> YOUR INSTRUCTIONS: Below is a listing; write it out exactly and drop any images from it.

> STORED DATA:
————

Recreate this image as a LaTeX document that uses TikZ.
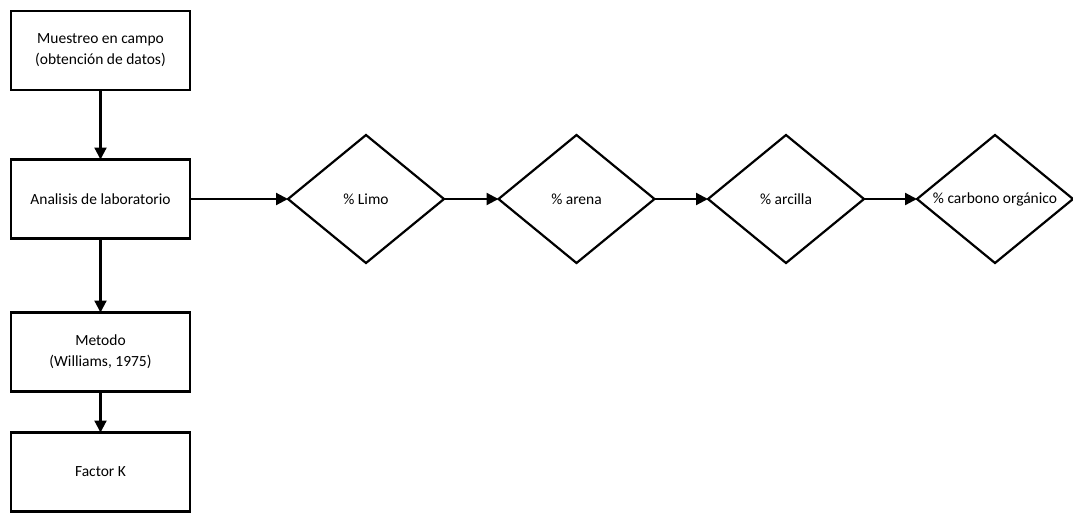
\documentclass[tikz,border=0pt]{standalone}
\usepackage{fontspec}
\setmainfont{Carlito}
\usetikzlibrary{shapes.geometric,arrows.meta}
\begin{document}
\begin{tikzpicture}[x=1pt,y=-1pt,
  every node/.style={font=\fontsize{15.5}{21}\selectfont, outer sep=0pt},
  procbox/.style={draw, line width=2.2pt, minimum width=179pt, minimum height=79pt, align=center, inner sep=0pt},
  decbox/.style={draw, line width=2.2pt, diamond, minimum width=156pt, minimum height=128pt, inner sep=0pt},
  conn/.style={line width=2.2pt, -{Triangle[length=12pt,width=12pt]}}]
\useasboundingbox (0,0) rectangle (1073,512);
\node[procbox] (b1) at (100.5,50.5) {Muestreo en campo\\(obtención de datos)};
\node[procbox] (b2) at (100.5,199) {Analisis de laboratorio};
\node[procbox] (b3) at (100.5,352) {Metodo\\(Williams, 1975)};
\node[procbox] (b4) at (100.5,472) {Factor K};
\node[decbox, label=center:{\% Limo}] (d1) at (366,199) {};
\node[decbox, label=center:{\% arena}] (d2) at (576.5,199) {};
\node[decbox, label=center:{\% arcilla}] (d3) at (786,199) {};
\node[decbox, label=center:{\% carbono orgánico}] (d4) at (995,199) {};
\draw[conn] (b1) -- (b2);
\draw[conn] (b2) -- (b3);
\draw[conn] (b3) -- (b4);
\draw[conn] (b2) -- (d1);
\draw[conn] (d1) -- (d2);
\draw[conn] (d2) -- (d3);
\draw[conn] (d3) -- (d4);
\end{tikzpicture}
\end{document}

————

> THE RESPONSE:
Recreate this image as a LaTeX document that uses TikZ.
\documentclass[tikz,border=0pt]{standalone}
\usepackage{fontspec}
\setmainfont{Carlito}
\usetikzlibrary{shapes.geometric,arrows.meta}
\begin{document}
\begin{tikzpicture}[x=1pt,y=-1pt,
  every node/.style={font=\fontsize{15.5}{21}\selectfont, outer sep=0pt},
  procbox/.style={draw, line width=2.2pt, minimum width=179pt, minimum height=79pt, align=center, inner sep=0pt},
  decbox/.style={draw, line width=2.2pt, diamond, minimum width=156pt, minimum height=128pt, inner sep=0pt},
  conn/.style={line width=2.2pt, -{Triangle[length=12pt,width=12pt]}}]
\useasboundingbox (0,0) rectangle (1073,512);
\node[procbox] (b1) at (100.5,50.5) {Muestreo en campo\\(obtención de datos)};
\node[procbox] (b2) at (100.5,199) {Analisis de laboratorio};
\node[procbox] (b3) at (100.5,352) {Metodo\\(Williams, 1975)};
\node[procbox] (b4) at (100.5,472) {Factor K};
\node[decbox, label=center:{\% Limo}] (d1) at (366,199) {};
\node[decbox, label=center:{\% arena}] (d2) at (576.5,199) {};
\node[decbox, label=center:{\% arcilla}] (d3) at (786,199) {};
\node[decbox, label=center:{\% carbono orgánico}] (d4) at (995,199) {};
\draw[conn] (b1) -- (b2);
\draw[conn] (b2) -- (b3);
\draw[conn] (b3) -- (b4);
\draw[conn] (b2) -- (d1);
\draw[conn] (d1) -- (d2);
\draw[conn] (d2) -- (d3);
\draw[conn] (d3) -- (d4);
\end{tikzpicture}
\end{document}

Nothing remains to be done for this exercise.